John Ormsby Evelyn Vandeleur, DSO and Bar (14 November 1903 – 4 August 1988), usually known as Joe Vandeleur from his initials, was an Anglo-Irish British Army officer who served in the Second World War.

Early life
Born in Nowshera in British India (now Pakistan), Vandeleur was the son of Colonel Crofton Bury Vandeleur and Evelyn O'Leary. His family was originally from Kilrush, County Clare, where they were the local landlords.

Military career

He was commissioned into the Irish Guards as a second lieutenant in 1924, serving in Sudan and Egypt before the war.
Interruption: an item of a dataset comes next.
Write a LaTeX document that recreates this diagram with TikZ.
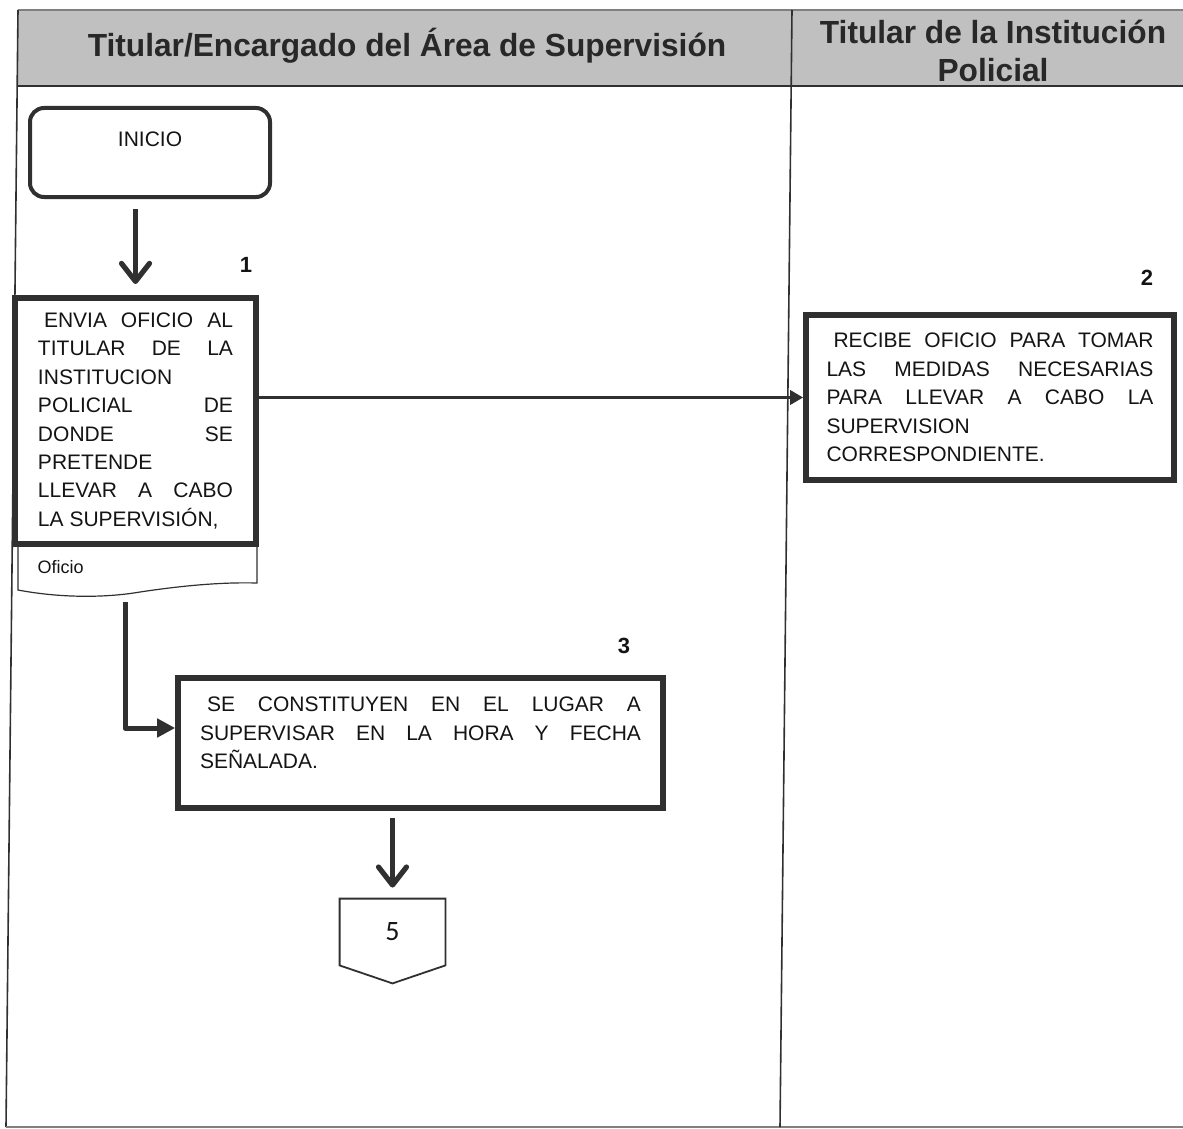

As commanding officer of the 3rd Battalion, Irish Guards, he led the breakout of XXX Corps during Operation Market Garden. His second cousin Lieutenant-Colonel Giles Vandeleur (their grandfathers were brothers) was acting commanding officer of the 2nd Armoured Battalion, Irish Guards. He went on to command the 129th Infantry Brigade and 32nd Guards Brigade. He retired from the Army in 1951.

After military service
Vandeleur acted as a military consultant to the production of the 1977 feature film A Bridge Too Far. Michael Caine played Vandeleur and Michael Byrne played Giles Vandeleur.

His memoirs A Soldier's Story were privately printed by Gale & Polden in 1967.

Later life and death
He married Felicity Bury-Barry, who died in 1948. He later married Norah Christie-Miller (who was a Vandeleur cousin on her mother's side).

After the war, Vandeleur resided in a manor house in Pinkneys Green, near Maidenhead in Berkshire.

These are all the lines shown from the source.